The book “Nice to Meet You, Separation!” by Azerbaijani writer and poet Eluca Atali, who lives in Stockholm and is the author of more than 50 works, has been published in India in the Bengali language. The book was translated by Indian poet Shridhar Sarkar.
The publication has attracted significant interest, and the author’s works have been featured in several Indian literary journals, becoming the subject of academic research. Based on Eluca Atali’s philosophical and artistic miniatures, a doctoral dissertation has been written at the University of Calcutta. The research, authored by scholar Sankar Sarkar, is titled “Self-Reconceptualization in Modern Literary Criticism: Freedom, Time, and Resistance in the Poetry of Eluca Atali.” The academic supervisor of the dissertation is Professor Vinita Kaur Saluja, Doctor of Sciences at Mangalayatan University.
The researcher notes that themes of alienation, freedom, resistance, time, and fragmented identity are central in Eluca Atali’s poems such as “Bring Yourself,” “I Was Big…,” “A Song of Freedom in a Foreign Language,” “The Arrest of Freedom Begins with the Hands,” and “Longing for Myself…”.

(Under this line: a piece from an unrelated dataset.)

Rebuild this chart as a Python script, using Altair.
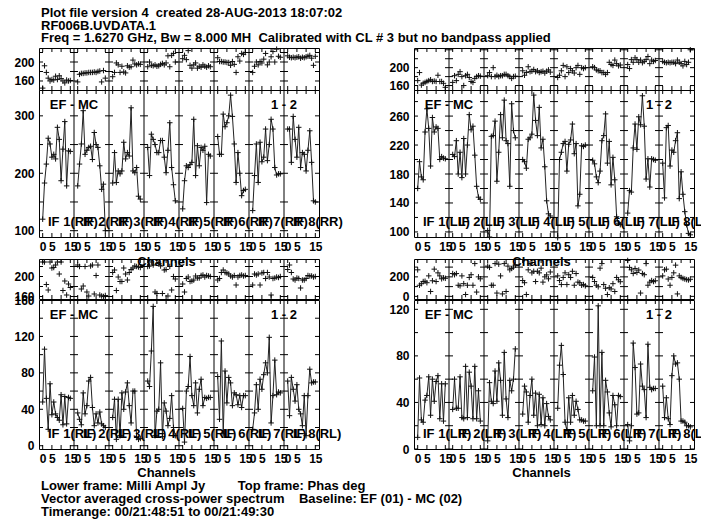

The monograph emphasizes that Eluca Atali’s work is distinguished by a restrained and minimalist language, allegorical expression, and high moral value. His literary activity has been compared to that of world-renowned writers such as William Blake, W. B. Yeats, T. S. Eliot, W. H. Auden, Seamus Heaney, Mahmoud Darwish, and Derek Walcott. At the same time, the strong motif of resistance in his work has been examined in parallel with the spiritual and cultural contributions of Mahatma Gandhi and Rabindranath Tagore to India.